In a matter of days, games and matches were cancelled indefinitely across all major sports. From the collegiate level to the pros, the ball stopped rolling. Hell, you couldn’t even shoot hoops at your local park. Of course, this all came as a result of the COVID-19 pandemic.
Things got bleak for sports fans fast. Suddenly there was nothing to watch on TV after work, if you were still working. It had been a tough year for fans already with the loss of major sports figures, and the cancellations didn’t make things any easier. Fans had to be content with watching reruns of the major games. Others tried watching less popular sports on TV. Memes were quickly dispersed of people cheering on a bowling match. Then the Michael Jordan documentary, The Last Dance, arrived and it was a blessing that tied many sport fans over for the time being.
Now, months later, the highest names in the sports world are coming together and working to determine just how and when various sports leagues can reopen. When and if they do return, sporting events will not come back the same.

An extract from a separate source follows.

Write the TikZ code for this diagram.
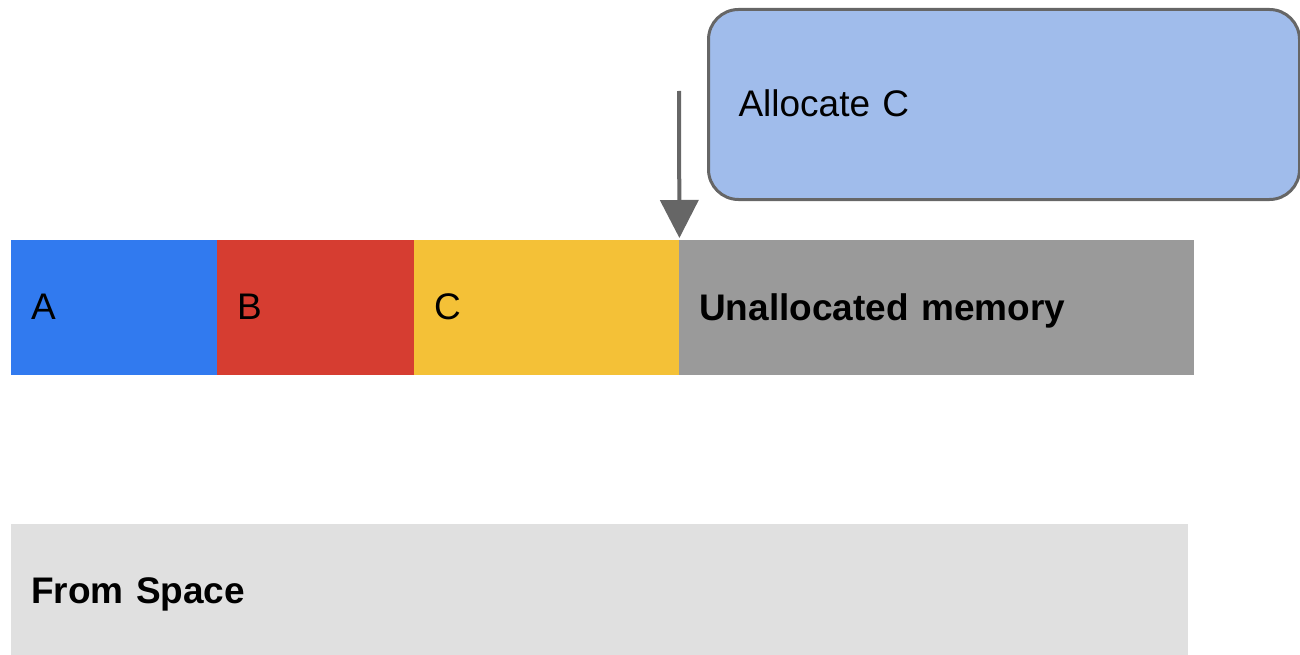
\documentclass[tikz,border=0pt]{standalone}
\usepackage{fontspec}
\setmainfont{Liberation Sans}
\usetikzlibrary{arrows.meta}
\definecolor{cA}{HTML}{317AEF}
\definecolor{cB}{HTML}{D63D31}
\definecolor{cC}{HTML}{F4C137}
\definecolor{cU}{HTML}{9A9A9A}
\definecolor{cF}{HTML}{E0E0E0}
\definecolor{cBox}{HTML}{A0BCEB}
\definecolor{cLine}{HTML}{666666}
\tikzset{
  blk/.style={rectangle, anchor=north west, inner xsep=20pt, inner ysep=0pt, minimum height=135pt, align=left, font=\fontsize{37}{40}\selectfont, text=black, text depth=2pt},
  callout/.style={rectangle, anchor=north west, rounded corners=30pt, draw=cLine, line width=3pt, fill=cBox, inner xsep=30pt, inner ysep=0pt, minimum height=190pt, text width=531pt, align=left, font=\fontsize{37}{40}\selectfont, text depth=2pt},
  arr/.style={draw=cLine, line width=4pt, -{Triangle[width=38pt,length=38pt]}}
}
\begin{document}
\begin{tikzpicture}[x=1pt,y=-1pt]
\useasboundingbox (0,0) rectangle (1300,655);
\clip (0,0) rectangle (1300,655);
\node[blk, fill=cA, text width=166pt] (A) at (11,240) {A};
\node[blk, fill=cB, text width=157pt] (B) at (217,240) {B};
\node[blk, fill=cC, text width=225pt] (C) at (414,240) {C};
\node[blk, fill=cU, text width=475pt, font=\fontsize{37}{40}\selectfont\bfseries] (U) at (679,240) {Unallocated memory};
\node[blk, fill=cF, text width=1137pt, minimum height=135pt, font=\fontsize{37}{40}\selectfont\bfseries] (F) at (11,524) {From Space};
\node[callout] (alloc) at (707,8) {Allocate C};
\coordinate (s) at (679,91);
\draw[arr] (s) -- ([yshift=2pt]C.north east);
\end{tikzpicture}
\end{document}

For example, the NBA has announced that scrimmages will be held at the Walt Disney World Resort in Orlando. Only 22 teams will participate in a playoff format slated to begin at the end of July. While players wait for the season to restart, they are subject to regular testing for the coronavirus and must remain inside the “Bubble” until the season is over, or they are otherwise permitted to leave.
Other sports have already resumed. Soccer in Germany restarted in mid-May and the final was played at the beginning of July. Games were played without fans, along with a health protocol in place. Spain’s La Liga wrapped up on July 16th, with a 2-1 victory in Real Madrid’s favor.
Back here in the U.S. things are moving more slowly, and in some cases stopped altogether. Unfortunately, the U.S. is experiencing a massive second wave of COVID-19 infections. And we have failed to get things under control. For reasons such as this some have chosen to wait even longer to try to restart. The Ivy League recently announced that all sports are canceled throughout the Fall.
Meanwhile, players and competitors around the world are at home with more time on their hands than they’re used to. Some professional players have turned to other hobbies, like streaming themselves playing video games online. At one point during quarantine, virtual tournaments of athletes playing video games were televised. Of course, it wasn’t as exciting as watching real athletes compete, but it was something to pass the time and talk to your friends about.
One day sports will come back to a more regular schedule. And when they do come back, we’ll be able to appreciate them even more than before.